Gibson, an iconic guitar manufacturer in the music industry, has been lead out of bankruptcy following the approval of a plan that will keep them in business.
The company’s submitted plan was approved by a U.S. Bankruptcy Court on Tuesday (Oct. 2).
According to a report from Billboard, the company originally filed for a Chapter 11 bankruptcy (where those filing can have some sort reorganization plan under the bankruptcy laws) back in May, with an additional plan that would allow them to continue its operation with $135 million worth of borrowed money.
That plan is expected to see the company cut it’s massive $500 million debt charge, the newly implemented plan will have the brand use almost $70 million to kickstart its ‘business plan for growth,’ per the report from Billboard.

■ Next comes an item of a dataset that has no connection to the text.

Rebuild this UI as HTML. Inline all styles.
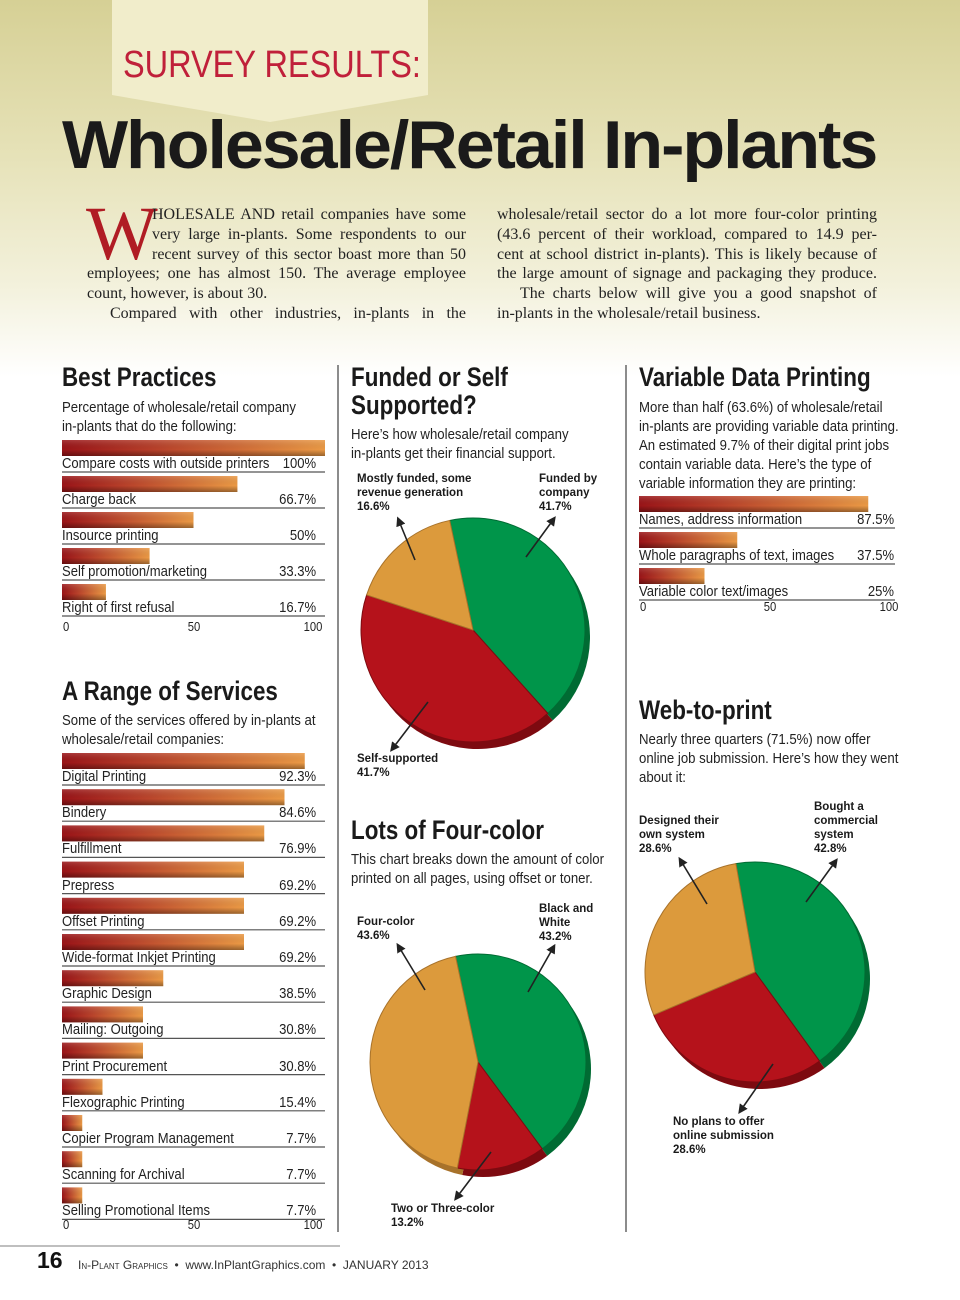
<!DOCTYPE html>
<html><head><meta charset="utf-8">
<style>
html,body{margin:0;padding:0}
body{width:960px;height:1300px;position:relative;overflow:hidden;background:linear-gradient(to bottom,#d6d095 0%,#e6e2b8 12%,#f3f1dc 22%,#ffffff 29%,#ffffff 100%);font-family:"Liberation Sans",sans-serif;color:#222}
.a{position:absolute;white-space:nowrap}
.serif{font-family:"Liberation Serif",serif;font-size:16px;color:#222}
.j{text-align:justify;text-align-last:justify;white-space:normal}
.n{font-family:"Liberation Sans Narrow","Liberation Sans",sans-serif}
.h{font-family:"Liberation Sans",sans-serif;font-weight:bold;font-size:27px;color:#1a1a1a;line-height:28px;transform:scaleX(0.83);transform-origin:left top}
.d{font-family:"Liberation Sans",sans-serif;font-size:14.5px;color:#222;line-height:19px;transform:scaleX(0.91);transform-origin:left top}
.pl{font-family:"Liberation Sans",sans-serif;font-weight:bold;font-size:11.5px;line-height:14px;color:#1a1a1a}
</style></head><body>
<svg class="a" style="left:0;top:0" width="960" height="1300">
<defs>
<linearGradient id="bg" x1="0" x2="1" y1="0" y2="0"><stop offset="0" stop-color="#9a1418"/><stop offset="0.35" stop-color="#b8402a"/><stop offset="1" stop-color="#eb9a45"/></linearGradient>
<linearGradient id="bs" x1="0" x2="0" y1="0" y2="1"><stop offset="0" stop-color="#fff" stop-opacity="0.15"/><stop offset="0.6" stop-color="#000" stop-opacity="0"/><stop offset="1" stop-color="#000" stop-opacity="0.35"/></linearGradient>
<marker id="ar" viewBox="0 0 10 10" refX="5" refY="5" markerWidth="6" markerHeight="6" orient="auto"><path d="M0,0 L10,5 L0,10 z" fill="#222"/></marker>
</defs>
<polygon points="112,0 428,0 428,95 270,122 112,95" fill="#f1edcb"/>
<line x1="338" y1="365" x2="338" y2="1232" stroke="#666" stroke-width="1.5"/>
<line x1="626" y1="365" x2="626" y2="1232" stroke="#666" stroke-width="1.5"/>
<line x1="0" y1="1246" x2="340" y2="1246" stroke="#aaa" stroke-width="1.5"/>
<g id="charts"></g>
</svg>

<div class="a" style="left:123px;top:44px;font-size:38px;color:#c0203a;font-family:'Liberation Sans',sans-serif;transform:scaleX(0.855);transform-origin:left top">SURVEY RESULTS:</div>
<div class="a" style="left:62px;top:106px;font-size:68px;font-weight:bold;letter-spacing:-2px;color:#1a1a1a;font-family:'Liberation Sans',sans-serif;transform:scaleX(1.03);transform-origin:left">Wholesale/Retail In-plants</div>

<div class="a" style="left:86px;top:196px;font-family:'Liberation Serif',serif;font-size:76px;color:#b01c24;line-height:76px">W</div>
<div class="a serif" style="left:152px;top:205px;width:314px;line-height:19.8px">
<div class="j">HOLESALE AND retail companies have some</div>
<div class="j">very large in-plants. Some respondents to our</div>
<div class="j">recent survey of this sector boast more than 50</div>
<div class="j" style="margin-left:-65px">employees; one has almost 150. The average employee</div>
<div style="margin-left:-65px">count, however, is about 30.</div>
<div class="j" style="margin-left:-42px">Compared with other industries, in-plants in the</div>
</div>
<div class="a serif" style="left:497px;top:205px;width:380px;line-height:19.8px">
<div class="j">wholesale/retail sector do a lot more four-color printing</div>
<div class="j">(43.6 percent of their workload, compared to 14.9 per-</div>
<div class="j">cent at school district in-plants). This is likely because of</div>
<div class="j">the large amount of signage and packaging they produce.</div>
<div class="j" style="margin-left:23px">The charts below will give you a good snapshot of</div>
<div>in-plants in the wholesale/retail business.</div>
</div>

<div class="a h" style="left:62px;top:363px">Best Practices</div>
<div class="a d" style="left:62px;top:399px">Percentage of wholesale/retail company<br>in-plants that do the following:</div>
<div class="a h" style="left:62px;top:677px">A Range of Services</div>
<div class="a d" style="left:62px;top:712px">Some of the services offered by in-plants at<br>wholesale/retail companies:</div>

<div class="a h" style="left:351px;top:363px">Funded or Self<br>Supported?</div>
<div class="a d" style="left:351px;top:426px">Here’s how wholesale/retail company<br>in-plants get their financial support.</div>
<div class="a pl" style="left:357px;top:472px">Mostly funded, some<br>revenue generation<br>16.6%</div>
<div class="a pl" style="left:539px;top:472px">Funded by<br>company<br>41.7%</div>
<div class="a pl" style="left:357px;top:752px">Self-supported<br>41.7%</div>

<div class="a h" style="left:351px;top:816px">Lots of Four-color</div>
<div class="a d" style="left:351px;top:851px">This chart breaks down the amount of color<br>printed on all pages, using offset or toner.</div>
<div class="a pl" style="left:357px;top:915px">Four-color<br>43.6%</div>
<div class="a pl" style="left:539px;top:902px">Black and<br>White<br>43.2%</div>
<div class="a pl" style="left:391px;top:1202px">Two or Three-color<br>13.2%</div>

<div class="a h" style="left:639px;top:363px">Variable Data Printing</div>
<div class="a d" style="left:639px;top:399px">More than half (63.6%) of wholesale/retail<br>in-plants are providing variable data printing.<br>An estimated 9.7% of their digital print jobs<br>contain variable data. Here’s the type of<br>variable information they are printing:</div>
<div class="a h" style="left:639px;top:696px">Web-to-print</div>
<div class="a d" style="left:639px;top:731px">Nearly three quarters (71.5%) now offer<br>online job submission. Here’s how they went<br>about it:</div>
<div class="a pl" style="left:639px;top:814px">Designed their<br>own system<br>28.6%</div>
<div class="a pl" style="left:814px;top:800px">Bought a<br>commercial<br>system<br>42.8%</div>
<div class="a pl" style="left:673px;top:1115px">No plans to offer<br>online submission<br>28.6%</div>

<div class="a" style="left:37px;top:1247px;font-size:23px;font-weight:bold;color:#111">16</div>
<div class="a" style="left:78px;top:1258px;font-size:12px;color:#333"><span style="font-variant:small-caps">In-Plant Graphics</span> &nbsp;•&nbsp; www.InPlantGraphics.com &nbsp;•&nbsp; JANUARY 2013</div>

<div id="labels"></div>

<script>
const bpCats = ["Compare costs with outside printers","Charge back","Insource printing","Self promotion/marketing","Right of first refusal"];
const bpVals = [100,66.7,50,33.3,16.7];
const bpLabels = ["100%","66.7%","50%","33.3%","16.7%"];
const svCats = ["Digital Printing","Bindery","Fulfillment","Prepress","Offset Printing","Wide-format Inkjet Printing","Graphic Design","Mailing: Outgoing","Print Procurement","Flexographic Printing","Copier Program Management","Scanning for Archival","Selling Promotional Items"];
const svVals = [92.3,84.6,76.9,69.2,69.2,69.2,38.5,30.8,30.8,15.4,7.7,7.7,7.7];
const svLabels = ["92.3%","84.6%","76.9%","69.2%","69.2%","69.2%","38.5%","30.8%","30.8%","15.4%","7.7%","7.7%","7.7%"];
const vdCats = ["Names, address information","Whole paragraphs of text, images","Variable color text/images"];
const vdVals = [87.5,37.5,25];
const vdLabels = ["87.5%","37.5%","25%"];
const axisTicks = [0,50,100];
const fundCats = ["Funded by company","Self-supported","Mostly funded, some revenue generation"];
const fundVals = [41.7,41.7,16.6];
const fourCats = ["Black and White","Two or Three-color","Four-color"];
const fourVals = [43.2,13.2,43.6];
const webCats = ["Bought a commercial system","No plans to offer online submission","Designed their own system"];
const webVals = [42.8,28.6,28.6];

const NS="http://www.w3.org/2000/svg";
const g=document.getElementById('charts');
const L=document.getElementById('labels');
function mk(tag,attrs,parent){const e=document.createElementNS(NS,tag);for(const k in attrs)e.setAttribute(k,attrs[k]);(parent||g).appendChild(e);return e;}
function txt(x,y,s,anchor,name,size){const e=document.createElement('div');e.className='a';e.textContent=s;e.style.fontSize=(size||14.5)+'px';e.style.top=(y-14)+'px';e.style.color='#222';
 e.style.transform='scaleX(0.9)';
 if(anchor==='end'){e.style.right=(960-x)+'px';e.style.transformOrigin='right top';}
 else if(anchor==='middle'){e.style.left=(x-20)+'px';e.style.width='40px';e.style.textAlign='center';e.style.transformOrigin='center top';}
 else {e.style.left=x+'px';e.style.transformOrigin='left top';}
 
 
 L.appendChild(e);return e;}

function barChart(id,cats,vals,labels,x0,w,top0,pitch,ruleEnd,valRight,axisY){
 const sx=v=>x0+v/100*w;
 const grp=mk('g',{});
 
 
 cats.forEach((c,i)=>{
  const y=top0+i*pitch;
  const r=mk('rect',{x:x0,y:y,width:sx(vals[i])-x0,height:16,fill:'url(#bg)'},grp);
  
  
  const s=mk('rect',{x:x0,y:y,width:sx(vals[i])-x0,height:16,fill:'url(#bs)'},grp);
  
  
  const ln=mk('line',{x1:x0,x2:ruleEnd,y1:y+32,y2:y+32,stroke:'#555','stroke-width':1.2},grp);
  
  
  txt(x0,y+30,c,'start',id+'-label-'+i);
  txt(valRight,y+30,labels[i],'end',id+'-value-'+i);
 });
 axisTicks.forEach((t,i)=>{
  const x=sx(t);
  const e=txt(i===0?x+1:x,axisY,String(t),i===0?'start':'middle',id+'-tick-'+i,12.5);
  if(i===2){e.style.left=(x-32)+'px';}
 });
}
barChart('best-practices',bpCats,bpVals,bpLabels,62,263,440,36,325,316,634);
barChart('services',svCats,svVals,svLabels,62,263,753,36.2,325,316,1232);
barChart('vdp',vdCats,vdVals,vdLabels,639,262,496,36,895,894,614);

const pieCols=[['#00954a','#006b33'],['#b5121b','#7d0a10'],['#dc9a3c','#a8722a']];
function pie(id,vals,cx,cy,r,start,arrows){
 const grp=mk('g',{});
 
 
 const tot=vals.reduce((a,b)=>a+b,0);
 [1,0].forEach(layer=>{
  let a=start;
  vals.forEach((v,i)=>{
   const a2=a+v/tot*360;
   const rad=d=>(d-90)*Math.PI/180;
   const ox=layer?5:0, oy=layer?7:0;
   const x1=cx+ox+r*Math.cos(rad(a)),y1=cy+oy+r*Math.sin(rad(a));
   const x2=cx+ox+r*Math.cos(rad(a2)),y2=cy+oy+r*Math.sin(rad(a2));
   const p=mk('path',{d:`M${cx+ox},${cy+oy} L${x1},${y1} A${r},${r} 0 ${a2-a>180?1:0} 1 ${x2},${y2} Z`,fill:pieCols[i][layer],stroke:layer?'none':pieCols[i][1],'stroke-width':1},grp);
   
   
   a=a2;
  });
 });
 arrows.forEach((ar,i)=>{
  const l=mk('line',{x1:ar[0],y1:ar[1],x2:ar[2],y2:ar[3],stroke:'#222','stroke-width':1.6,'marker-end':'url(#ar)'},grp);
  
  
 });
}
pie('funded',fundVals,473,630,112,-12,[[526,557,553,520],[428,702,393,748],[415,560,399,521]]);
pie('fourcolor',fourVals,478,1062,108,-12,[[528,992,553,948],[491,1152,457,1197],[425,990,399,947]]);
pie('web',webVals,755,972,110,-10,[[806,902,835,862],[773,1064,741,1110],[707,904,681,861]]);
</script>
</body></html>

With the new plan in place, it also means the company will now be run by bondholders. Those now involved with the company is Kohlberg Kravis Roberts & Co. (KKR) and Melody Capital.
One of the board members, Nat Zilkha, a former rocker himself and head of KKR’s alternative credit, hopes that the company will see an official debut under the new ownership sometime in November.

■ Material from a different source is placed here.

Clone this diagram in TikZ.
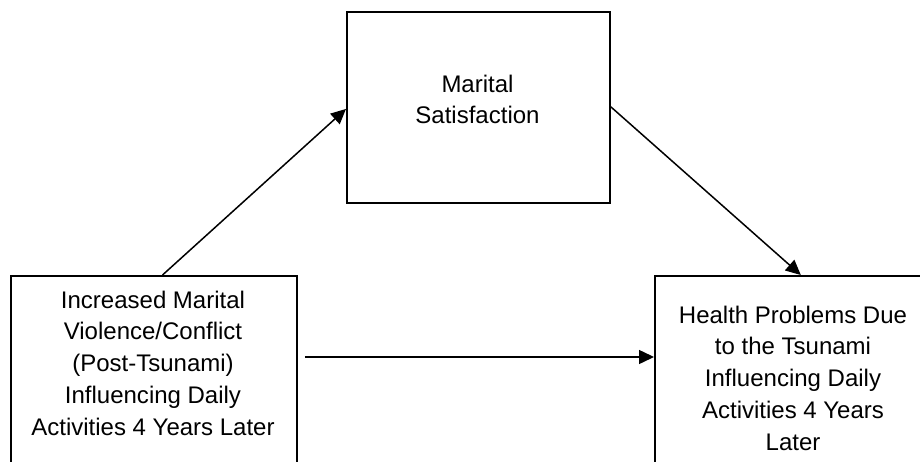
\documentclass[tikz,border=0pt]{standalone}
\usepackage{fontspec}
\setmainfont{Liberation Sans}
\usetikzlibrary{arrows.meta,calc}
\begin{document}
\begin{tikzpicture}[x=1pt,y=-1pt,
  box/.style={draw=black,line width=1.8pt,rectangle,inner sep=0pt,anchor=north west},
  lbl/.style={align=center,font=\fontsize{24}{31.7}\selectfont,inner sep=0pt,anchor=base},
  arr/.style={line width=1.5pt,-{Triangle[length=15pt,width=14pt]}}]
\useasboundingbox (0,0) rectangle (920,462);
\clip (0,0) rectangle (920,462);
\node[box,minimum width=263pt,minimum height=191pt] (T) at (346,11) {};
\node[box,minimum width=286pt,minimum height=220pt] (L) at (10,275) {};
\node[box,minimum width=280pt,minimum height=220pt] (R) at (654,275) {};
\node[lbl] (Tt) at (477.5,124) {Marital\\Satisfaction};
\node[lbl] (Lt) at (153,435) {Increased Marital\\Violence/Conflict\\(Post-Tsunami)\\Influencing Daily\\Activities 4 Years Later};
\node[lbl] (Rt) at (793,450) {Health Problems Due\\to the Tsunami\\Influencing Daily\\Activities 4 Years\\Later};
\draw[arr] ($(L.north west)!0.53!(L.north east)$) -- ($(T.north west)!0.508!(T.south west)$);
\draw[arr] ($(T.north east)!0.497!(T.south east)$) -- ($(R.north west)!0.521!(R.north east)$);
\draw[arr] ([shift={(7,82)}]L.north east) -- ([shift={(0,82)}]R.north west);
\end{tikzpicture}
\end{document}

Zilkha told Bloomberg: “For us, establishing the credibility that we intend to deliver is important. We are musicians. We care deeply about the brand and we are going to protect it.”
Billboard also reports that after the company filed their Chapter 11 bankruptcy plan, they also decided to redirect their attention to just make musical instruments. As noted, a lot of the company’s financial woes came from their attempt at making electronics.
Henry Juszkiewicz, Gibson’s chairman and CEO, chimed in on the matter a few months ago, where he shared in a report from Billboard:
“The decision to re-focus on our core business, musical instruments, combined with the significant support from our noteholders, we believe will assure the company’s long-term stability and financial health.”
While there’s no official word on just what this reorganizational plan means for the beloved guitar manufacturer, we do know that that company is set to have 800 employees under a still unnamed CEO.
Per Bloomberg, the newly managed company is setting out to convince their valued customers that the new management team behind Gibson will “protect” the company and continue developing its world-famous guitars.